Mira R. Holocaust testimony (HVT-2850) interviewed by Claudine Drame and Berthe Burko-Falcman
- Paris, France : Témoignages pour mémoire, 1994
- Interview Date
- March 10, 1994.
- 2 copies: 3/4 in. dub; and 1/2 in. VHS with time coding.
- Cite As
- Mira R. Holocaust Testimony (HVT-2850). Fortunoff Video Archive for Holocaust Testimonies, Yale University Library.
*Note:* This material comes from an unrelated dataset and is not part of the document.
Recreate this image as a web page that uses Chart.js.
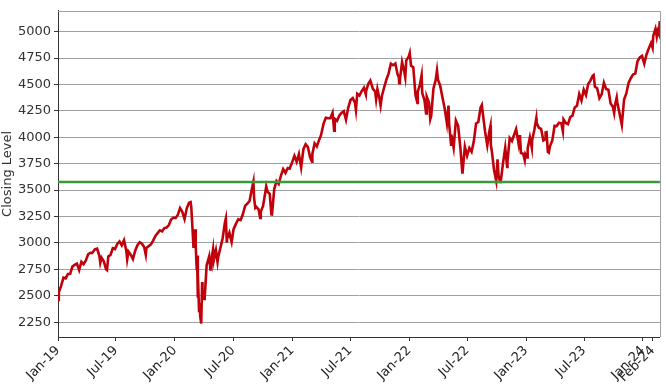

Videotape testimony of Mira R., who was born in Warsaw, Poland in 1931. She recounts her family's relative affluence; antisemitic harassment; German invasion; her father and brother fleeing east; not being able to join them because she was ill; their return; ghettoization; a round-up on August 14, 1942; her mother sending her to the infirmary at the Umschlagplatz, thinking she could escape; later going to her father's workplace; finding him (her mother and brother were deported to Treblinka); her father arranging several futile attempts to hide her with non-Jews outside the ghetto; hiding during round-ups; a successful escape in April 1943 with assistance from a non-Jewish family friend; observing the ghetto burning during the uprising; hiding with her father in a barn in Wawer; occasionally leaving to obtain food and money; arrest during a foray; placement in a camp; protection by a Polish noble woman; escaping with her to Praga; liberation by Soviet troops in September 1944; joining her father in Otwock; testifying for the noble woman when she was accused of Nazi collaboration; living with her father in Lublin and Łódź; and joining relatives in Paris in 1946. Ms. R. discusses her postwar mental illnesses; becoming an adult without ever being an adolescent; conversations with God during the war and less now; and the impossibility of really conveying her experiences. She shows photographs.